The D.U.C.A. Award

Scouting can be a wonderful experience. You can learn so much as a Scout, to the point where you can use your Scouting years to become an incredible adult.

I really wish I had those experiences. I really do.

Unfortunately, my experience with Scouting was absolutely poor and unacceptable.

And before someone worries that this is going to lead to a story involving any sort of sexual abuse … no. This is an emotional abuse story, plain and simple.

We’re going back to the mid-1970’s. My mother thought it would be a wonderful idea to have me join the local scouting troop. I believe it was Troop 95 from South Colonie. We met on Friday nights at the Veeder Elementary School gymnasium for scouting events – and eventually we also attended various campouts.

I was not prepared for campouts. I was barely emotionally prepared for Scouting – especially when some of the members of Troop 95 were also the same kids who bullied me as a student. So, yeah. And I knew that the campouts were really disguised sleepaway camps so that my parents could have a few days away from me. Yeah, thanks.

I tried to make it through campouts, but it wasn’t easy. Trust me. I already had enough emotional damage and baggage from my family, and that already made me a socially awkward kid. But I tried to be a decent Scout. I really did. I read the handbooks. I tried to figure out orienteering with a compass. I even tried the concept of totemship – or “Totin’ Chip” – or whatever it was called, where you actually learned the proper way to handle a Scouting knife and an axe and whatever else cut things.

But yeah … I was not cut out for Scouting.

And at one major campout … I got the message, loud and clear.

It was the last night of a campout, I think it was at Camp Stratton, if I remember correctly. Seven days of being in the woods, seven days of just not fitting in. There were other Scouts who had no use for me, and the Scoutmasters didn’t really have time to take me aside and explain things to me.
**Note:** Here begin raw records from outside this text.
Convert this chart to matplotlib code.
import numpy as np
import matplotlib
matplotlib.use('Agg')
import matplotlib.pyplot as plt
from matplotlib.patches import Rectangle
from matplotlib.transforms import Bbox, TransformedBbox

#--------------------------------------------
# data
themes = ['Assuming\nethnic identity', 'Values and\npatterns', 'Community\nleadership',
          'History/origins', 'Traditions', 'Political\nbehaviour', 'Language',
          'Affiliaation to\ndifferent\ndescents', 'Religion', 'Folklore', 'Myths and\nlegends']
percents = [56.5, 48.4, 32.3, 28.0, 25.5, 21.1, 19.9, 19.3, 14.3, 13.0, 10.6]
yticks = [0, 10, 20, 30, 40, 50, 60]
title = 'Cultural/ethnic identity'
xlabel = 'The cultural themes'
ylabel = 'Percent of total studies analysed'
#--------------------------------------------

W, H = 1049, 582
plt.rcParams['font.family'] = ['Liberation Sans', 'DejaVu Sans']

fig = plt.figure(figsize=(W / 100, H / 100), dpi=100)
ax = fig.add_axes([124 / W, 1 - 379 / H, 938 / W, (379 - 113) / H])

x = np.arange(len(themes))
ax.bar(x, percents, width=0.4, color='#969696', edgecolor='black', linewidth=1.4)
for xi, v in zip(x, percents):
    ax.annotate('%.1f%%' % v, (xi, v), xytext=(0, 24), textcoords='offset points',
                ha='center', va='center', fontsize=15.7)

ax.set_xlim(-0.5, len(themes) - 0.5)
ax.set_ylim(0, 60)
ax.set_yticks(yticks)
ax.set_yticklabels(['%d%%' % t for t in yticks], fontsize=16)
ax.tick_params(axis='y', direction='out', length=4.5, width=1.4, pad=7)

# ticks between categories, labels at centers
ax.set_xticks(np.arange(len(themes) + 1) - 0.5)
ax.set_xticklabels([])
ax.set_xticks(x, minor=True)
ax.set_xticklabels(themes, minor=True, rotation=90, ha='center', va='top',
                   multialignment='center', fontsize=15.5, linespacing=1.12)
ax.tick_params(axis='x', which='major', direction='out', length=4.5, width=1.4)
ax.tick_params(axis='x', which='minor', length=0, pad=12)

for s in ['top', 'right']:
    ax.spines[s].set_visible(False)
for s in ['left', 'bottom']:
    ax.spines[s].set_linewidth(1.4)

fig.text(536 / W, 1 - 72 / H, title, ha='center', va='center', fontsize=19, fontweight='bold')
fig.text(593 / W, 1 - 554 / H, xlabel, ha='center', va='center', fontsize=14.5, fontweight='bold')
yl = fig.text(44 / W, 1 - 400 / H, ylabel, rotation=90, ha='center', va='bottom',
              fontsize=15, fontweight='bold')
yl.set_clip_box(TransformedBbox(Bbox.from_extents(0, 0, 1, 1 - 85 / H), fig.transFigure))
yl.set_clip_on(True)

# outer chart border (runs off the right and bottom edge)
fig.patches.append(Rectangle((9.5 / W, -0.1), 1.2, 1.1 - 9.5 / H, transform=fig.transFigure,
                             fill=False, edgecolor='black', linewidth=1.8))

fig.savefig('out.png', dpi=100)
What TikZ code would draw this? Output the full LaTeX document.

But on that last day … several of the Scouts received special achievements and the like. Some of the Scouts were promoted to higher ranks that night – receiving awards for Second Class level and First Class level. I don’t think we had anyone go to Eagle Scout that night, but I think we at least had one rise to First Class, and also receive the coveted Order of the Arrow as well. Don’t look towards me, I was just a Tenderfoot at the time.

Then one of the Scouts called me up. And they handed me a piece of carved wood. The wood looked like it came from a small tree branch, it was about six inches long and had some initials burned into its side.

D. U. C. A.

I didn’t understand. What was DUCA? Was this some secret Scouting award that wasn’t in the manual? And why was everybody laughing when they handed me the piece of wood?

Then one of the Scouts explained it to me. In front of the Scoutmasters and the rest of the troop.

“You are the DUCA of our troop. This is your award. DUCA. Dumb, Uncoordinated, Crybaby Asshole.”

The piece of wood instantly felt like a burnt piece of charcoal in my fingers. This wasn’t an award. This was a glorified humiliation.

And the other Scouts laughed at this. They suggested I should get a lanyard and wear it around my neck as part of my Scouting uniform at Scouting meetings. That I should be my official merit badge.

When I returned home from the campout, I took off my Scouting uniform and never wore it again. I was done. Ugh.

Even today, when I think about Scouting, I try to imagine the positives that Scouting can achieve for young men and women. Hell, I’ll even stop and buy the Scouting popcorn if I see Scouts selling it.

But the memories I have with Scouting are different. In my opinion, Scouting works if you’re already in the mindset to be a good Scout. It doesn’t work when your home life is completely toxic and you’re already dealing with emotional and social issues. And in those moments, you’re not one Scout among many … you’re one target among people who are looking for targets.

And I may as well have stitched a bullseye over my Tenderfoot badge.

A bullseye made of wood … with the initials D U C A on it.